• Exercise details:
Print the material below exactly as it stands, please, from its first line to the line holding "yticks = [0.305, 0.310, 0.315, 0.320, 0.325]", with no pictures.

BEGIN Information supplied

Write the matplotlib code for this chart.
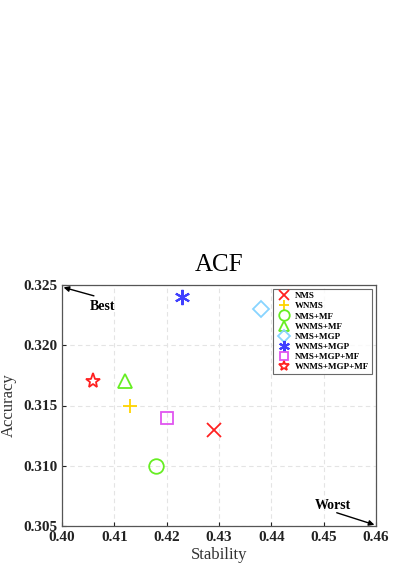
import matplotlib
matplotlib.use("Agg")
import matplotlib.pyplot as plt

labels = ["NMS", "WNMS", "NMS+MF", "WNMS+MF", "NMS+MGP", "WNMS+MGP", "NMS+MGP+MF", "WNMS+MGP+MF"]
stability = [0.429, 0.413, 0.418, 0.412, 0.438, 0.423, 0.420, 0.406]
accuracy = [0.313, 0.315, 0.310, 0.317, 0.323, 0.324, 0.314, 0.317]
markers = ["x", "+", "o", "^", "D", "*", "s", "*"]
colors = ["#ff2020", "#ffd400", "#66ee22", "#66ee22", "#88d4ff", "#4040ff", "#e055f0", "#ff2020"]
xticks = [0.40, 0.41, 0.42, 0.43, 0.44, 0.45, 0.46]
yticks = [0.305, 0.310, 0.315, 0.320, 0.325]

plt.rcParams['font.family'] = ['Liberation Serif', 'DejaVu Serif']
fig = plt.figure(figsize=(3.99, 5.65), dpi=100)
ax = fig.add_axes([62/399, 1 - 526/565, (376-62)/399, (526-285)/565])

for i, (lab, x, y, m, c) in enumerate(zip(labels, stability, accuracy, markers, colors)):
    if m == "*" and i == 5:
        ax.plot(x, y, linestyle='none', marker=(6, 2, 0), markersize=11, markeredgewidth=1.5,
                color=c, label=lab)
    elif m in ("x", "+"):
        ax.plot(x, y, linestyle='none', marker=m, markersize=10, markeredgewidth=1.3,
                color=c, label=lab)
    else:
        ms = {"o": 10.5, "^": 10, "D": 8, "s": 8.5, "*": 11}[m]
        ax.plot(x, y, linestyle='none', marker=m, markersize=ms, markeredgewidth=1.3,
                markerfacecolor='none', markeredgecolor=c, label=lab)

ax.set_xlim(0.40, 0.46)
ax.set_ylim(0.305, 0.325)
ax.set_xticks(xticks)
ax.set_xticklabels([f"{v:.2f}" for v in xticks])
ax.set_yticks(yticks)
ax.set_yticklabels([f"{v:.3f}" for v in yticks])
ax.tick_params(direction='in', length=3, labelsize=11, colors='#222222')
for lbl in ax.get_xticklabels() + ax.get_yticklabels():
    lbl.set_fontweight('bold')
ax.grid(True, linestyle=(0, (4, 3)), color='#e4e4e4', linewidth=0.8)
for s in ax.spines.values():
    s.set_color('#555555')
    s.set_linewidth(0.9)

ax.set_xlabel("Stability", fontsize=12, color='#333333', labelpad=2)
ax.set_ylabel("Accuracy", fontsize=12, color='#333333', labelpad=4)
ax.set_title("ACF", fontsize=18, pad=10)

ax.text(0.4078, 0.3232, "Best", fontsize=10, fontweight='bold', ha='center', va='center')
ax.annotate("", xy=(0.4003, 0.3248), xytext=(0.4061, 0.3241),
            arrowprops=dict(arrowstyle='-|>', color='black', lw=1, shrinkA=0, shrinkB=0, mutation_scale=8))
ax.text(0.4518, 0.3067, "Worst", fontsize=10, fontweight='bold', ha='center', va='center')
ax.annotate("", xy=(0.4597, 0.3051), xytext=(0.4525, 0.3061),
            arrowprops=dict(arrowstyle='-|>', color='black', lw=1, shrinkA=0, shrinkB=0, mutation_scale=8))

leg = ax.legend(loc='upper right', bbox_to_anchor=(0.988, 0.982), fontsize=6.5, frameon=True, fancybox=False,
                edgecolor='#444444', borderpad=0.3, labelspacing=0.2, handletextpad=0.4,
                handlelength=1.8, borderaxespad=0, markerscale=0.72)
for t in leg.get_texts():
    t.set_fontweight('bold')
leg.get_frame().set_linewidth(0.8)

fig.savefig("out.png", dpi=100)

END Information supplied

• Exercise solution:
Write the matplotlib code for this chart.
import matplotlib
matplotlib.use("Agg")
import matplotlib.pyplot as plt

labels = ["NMS", "WNMS", "NMS+MF", "WNMS+MF", "NMS+MGP", "WNMS+MGP", "NMS+MGP+MF", "WNMS+MGP+MF"]
stability = [0.429, 0.413, 0.418, 0.412, 0.438, 0.423, 0.420, 0.406]
accuracy = [0.313, 0.315, 0.310, 0.317, 0.323, 0.324, 0.314, 0.317]
markers = ["x", "+", "o", "^", "D", "*", "s", "*"]
colors = ["#ff2020", "#ffd400", "#66ee22", "#66ee22", "#88d4ff", "#4040ff", "#e055f0", "#ff2020"]
xticks = [0.40, 0.41, 0.42, 0.43, 0.44, 0.45, 0.46]
yticks = [0.305, 0.310, 0.315, 0.320, 0.325]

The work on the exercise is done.